Quote every line of the data below as it stands, omitting pictures.

>> begin Stored data

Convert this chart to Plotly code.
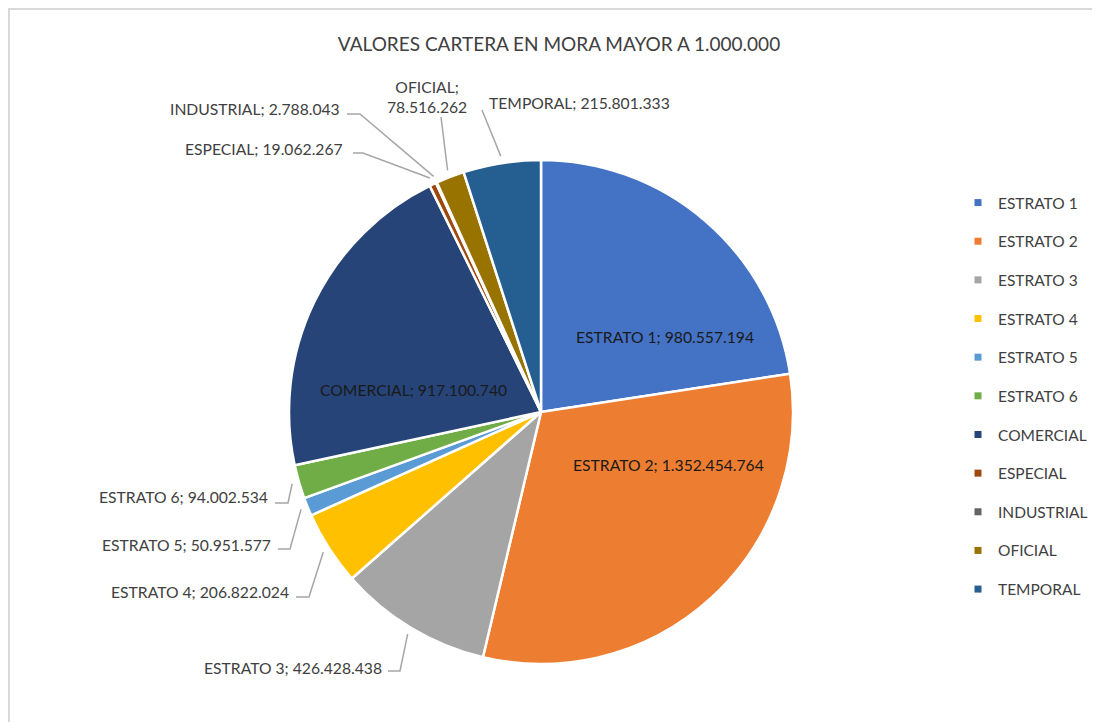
import math
import plotly.graph_objects as go

# Datos de la cartera en mora
categorias = ['ESTRATO 1', 'ESTRATO 2', 'ESTRATO 3', 'ESTRATO 4', 'ESTRATO 5', 'ESTRATO 6',
              'COMERCIAL', 'ESPECIAL', 'INDUSTRIAL', 'OFICIAL', 'TEMPORAL']
valores = [980557194, 1352454764, 426428438, 206822024, 50951577, 94002534,
           917100740, 19062267, 2788043, 78516262, 215801333]
colores = ['#4472C4', '#ED7D31', '#A5A5A5', '#FFC000', '#5B9BD5', '#70AD47',
           '#264478', '#9E480E', '#636363', '#997300', '#255E91']
titulo = 'VALORES CARTERA EN MORA MAYOR A 1.000.000'

# la pagina html deja 8px de margen en el body
OX, OY = 8, 8
W, H = 1100 - OX, 722 - OY
FUENTE = 'Lato'
GRIS_TEXTO = '#404040'
GRIS_LINEA = '#A6A6A6'
TAM = 15.7

# Geometria del pastel (pixeles de la ventana)
CX, CY, R = 541, 412, 252


def px(x):
    return (x - OX) / W


def py(y):
    return 1 - (y - OY) / H


def fmt(v):
    return f"{v:,}".replace(',', '.')


# Posicion de las etiquetas (pixeles): modo, x, y, inicio de linea, codo
pos_etiquetas = {
    'ESTRATO 1': ('in', 665, 337),
    'ESTRATO 2': ('in', 668, 465),
    'COMERCIAL': ('in', 413, 390),
    'ESTRATO 3': ('out', 384, 668, (388, 671), (400, 671)),
    'ESTRATO 4': ('out', 291, 592, (296, 597), (309, 597)),
    'ESTRATO 5': ('out', 273, 545, (278, 549), (290, 549)),
    'ESTRATO 6': ('out', 270, 497, (275, 503), (288, 503)),
    'ESPECIAL': ('out', 345, 149, (353, 153), (363, 153)),
    'INDUSTRIAL': ('out', 342, 109, (347, 114), (360, 114)),
    'OFICIAL': ('top', 427, 97, (441, 117), None),
    'TEMPORAL': ('topl', 487, 103, (482, 110), None),
}

fig = go.Figure()

fig.add_trace(go.Pie(
    labels=categorias,
    values=valores,
    sort=False,
    direction='clockwise',
    rotation=0,
    marker=dict(colors=colores, line=dict(color='white', width=2.5)),
    textinfo='none',
    showlegend=False,
    domain=dict(x=[px(CX - R), px(CX + R)], y=[py(CY + R), py(CY - R)]),
))

# Leyenda con entradas separadas
for cat, col in zip(categorias, colores):
    fig.add_trace(go.Scatter(
        x=[None], y=[None], mode='markers', name=cat, legendgroup=cat,
        marker=dict(symbol='square', size=7, color=col),
        showlegend=True,
    ))

total = sum(valores)
acum = 0
anotaciones = []
lineas = []
for cat, val in zip(categorias, valores):
    medio = (acum + val / 2) / total * 2 * math.pi
    acum += val
    texto = f"{cat}; {fmt(val)}"
    p = pos_etiquetas[cat]
    base = dict(x=px(p[1]), y=py(p[2]), xref='paper', yref='paper', showarrow=False,
                yanchor='middle', font=dict(family=FUENTE, size=TAM, color=GRIS_TEXTO))
    if p[0] == 'in':
        base.update(text=texto, xanchor='center',
                    font=dict(family=FUENTE, size=TAM, color='#1a1a1a'))
        anotaciones.append(base)
        continue
    if p[0] == 'top':
        base.update(text=f"{cat};<br>{fmt(val)}", xanchor='center', align='center')
    elif p[0] == 'topl':
        base.update(text=texto, xanchor='left')
    else:
        base.update(text=texto, xanchor='right')
    anotaciones.append(base)
    # linea guia hasta el borde del sector
    ex = CX + (R + 7) * math.sin(medio)
    ey = CY - (R + 7) * math.cos(medio)
    puntos = [p[3]] + ([p[4]] if p[4] else []) + [(ex, ey)]
    path = 'M ' + ' L '.join(f"{px(a):.5f},{py(b):.5f}" for a, b in puntos)
    lineas.append(dict(type='path', path=path, xref='paper', yref='paper',
                       line=dict(color=GRIS_LINEA, width=1.5)))

# Marco del grafico
lineas.append(dict(type='rect', xref='paper', yref='paper',
                   x0=px(9), y0=py(730), x1=px(1110), y1=py(9),
                   line=dict(color='#D9D9D9', width=2)))

fig.update_layout(
    width=W, height=H,
    margin=dict(l=0, r=0, t=0, b=0),
    paper_bgcolor='white',
    plot_bgcolor='white',
    title=dict(text=titulo, x=px(559), y=py(44), xanchor='center', yanchor='middle',
               font=dict(family=FUENTE, size=19, color=GRIS_TEXTO)),
    xaxis=dict(visible=False),
    yaxis=dict(visible=False),
    legend=dict(x=px(958), y=py(186), xanchor='left', yanchor='top',
                font=dict(family=FUENTE, size=15.5, color=GRIS_TEXTO),
                tracegroupgap=15.5, itemwidth=30, bgcolor='rgba(0,0,0,0)'),
    annotations=anotaciones,
    shapes=lineas,
    font=dict(family=FUENTE),
)

fig.write_html("out.html")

>> end Stored data

- **Response to the task**
Convert this chart to Plotly code.
import math
import plotly.graph_objects as go

# Datos de la cartera en mora
categorias = ['ESTRATO 1', 'ESTRATO 2', 'ESTRATO 3', 'ESTRATO 4', 'ESTRATO 5', 'ESTRATO 6',
              'COMERCIAL', 'ESPECIAL', 'INDUSTRIAL', 'OFICIAL', 'TEMPORAL']
valores = [980557194, 1352454764, 426428438, 206822024, 50951577, 94002534,
           917100740, 19062267, 2788043, 78516262, 215801333]
colores = ['#4472C4', '#ED7D31', '#A5A5A5', '#FFC000', '#5B9BD5', '#70AD47',
           '#264478', '#9E480E', '#636363', '#997300', '#255E91']
titulo = 'VALORES CARTERA EN MORA MAYOR A 1.000.000'

# la pagina html deja 8px de margen en el body
OX, OY = 8, 8
W, H = 1100 - OX, 722 - OY
FUENTE = 'Lato'
GRIS_TEXTO = '#404040'
GRIS_LINEA = '#A6A6A6'
TAM = 15.7

# Geometria del pastel (pixeles de la ventana)
CX, CY, R = 541, 412, 252


def px(x):
    return (x - OX) / W


def py(y):
    return 1 - (y - OY) / H


def fmt(v):
    return f"{v:,}".replace(',', '.')


# Posicion de las etiquetas (pixeles): modo, x, y, inicio de linea, codo
pos_etiquetas = {
    'ESTRATO 1': ('in', 665, 337),
    'ESTRATO 2': ('in', 668, 465),
    'COMERCIAL': ('in', 413, 390),
    'ESTRATO 3': ('out', 384, 668, (388, 671), (400, 671)),
    'ESTRATO 4': ('out', 291, 592, (296, 597), (309, 597)),
    'ESTRATO 5': ('out', 273, 545, (278, 549), (290, 549)),
    'ESTRATO 6': ('out', 270, 497, (275, 503), (288, 503)),
    'ESPECIAL': ('out', 345, 149, (353, 153), (363, 153)),
    'INDUSTRIAL': ('out', 342, 109, (347, 114), (360, 114)),
    'OFICIAL': ('top', 427, 97, (441, 117), None),
    'TEMPORAL': ('topl', 487, 103, (482, 110), None),
}

fig = go.Figure()

fig.add_trace(go.Pie(
    labels=categorias,
    values=valores,
    sort=False,
    direction='clockwise',
    rotation=0,
    marker=dict(colors=colores, line=dict(color='white', width=2.5)),
    textinfo='none',
    showlegend=False,
    domain=dict(x=[px(CX - R), px(CX + R)], y=[py(CY + R), py(CY - R)]),
))

# Leyenda con entradas separadas
for cat, col in zip(categorias, colores):
    fig.add_trace(go.Scatter(
        x=[None], y=[None], mode='markers', name=cat, legendgroup=cat,
        marker=dict(symbol='square', size=7, color=col),
        showlegend=True,
    ))

total = sum(valores)
acum = 0
anotaciones = []
lineas = []
for cat, val in zip(categorias, valores):
    medio = (acum + val / 2) / total * 2 * math.pi
    acum += val
    texto = f"{cat}; {fmt(val)}"
    p = pos_etiquetas[cat]
    base = dict(x=px(p[1]), y=py(p[2]), xref='paper', yref='paper', showarrow=False,
                yanchor='middle', font=dict(family=FUENTE, size=TAM, color=GRIS_TEXTO))
    if p[0] == 'in':
        base.update(text=texto, xanchor='center',
                    font=dict(family=FUENTE, size=TAM, color='#1a1a1a'))
        anotaciones.append(base)
        continue
    if p[0] == 'top':
        base.update(text=f"{cat};<br>{fmt(val)}", xanchor='center', align='center')
    elif p[0] == 'topl':
        base.update(text=texto, xanchor='left')
    else:
        base.update(text=texto, xanchor='right')
    anotaciones.append(base)
    # linea guia hasta el borde del sector
    ex = CX + (R + 7) * math.sin(medio)
    ey = CY - (R + 7) * math.cos(medio)
    puntos = [p[3]] + ([p[4]] if p[4] else []) + [(ex, ey)]
    path = 'M ' + ' L '.join(f"{px(a):.5f},{py(b):.5f}" for a, b in puntos)
    lineas.append(dict(type='path', path=path, xref='paper', yref='paper',
                       line=dict(color=GRIS_LINEA, width=1.5)))

# Marco del grafico
lineas.append(dict(type='rect', xref='paper', yref='paper',
                   x0=px(9), y0=py(730), x1=px(1110), y1=py(9),
                   line=dict(color='#D9D9D9', width=2)))

fig.update_layout(
    width=W, height=H,
    margin=dict(l=0, r=0, t=0, b=0),
    paper_bgcolor='white',
    plot_bgcolor='white',
    title=dict(text=titulo, x=px(559), y=py(44), xanchor='center', yanchor='middle',
               font=dict(family=FUENTE, size=19, color=GRIS_TEXTO)),
    xaxis=dict(visible=False),
    yaxis=dict(visible=False),
    legend=dict(x=px(958), y=py(186), xanchor='left', yanchor='top',
                font=dict(family=FUENTE, size=15.5, color=GRIS_TEXTO),
                tracegroupgap=15.5, itemwidth=30, bgcolor='rgba(0,0,0,0)'),
    annotations=anotaciones,
    shapes=lineas,
    font=dict(family=FUENTE),
)

fig.write_html("out.html")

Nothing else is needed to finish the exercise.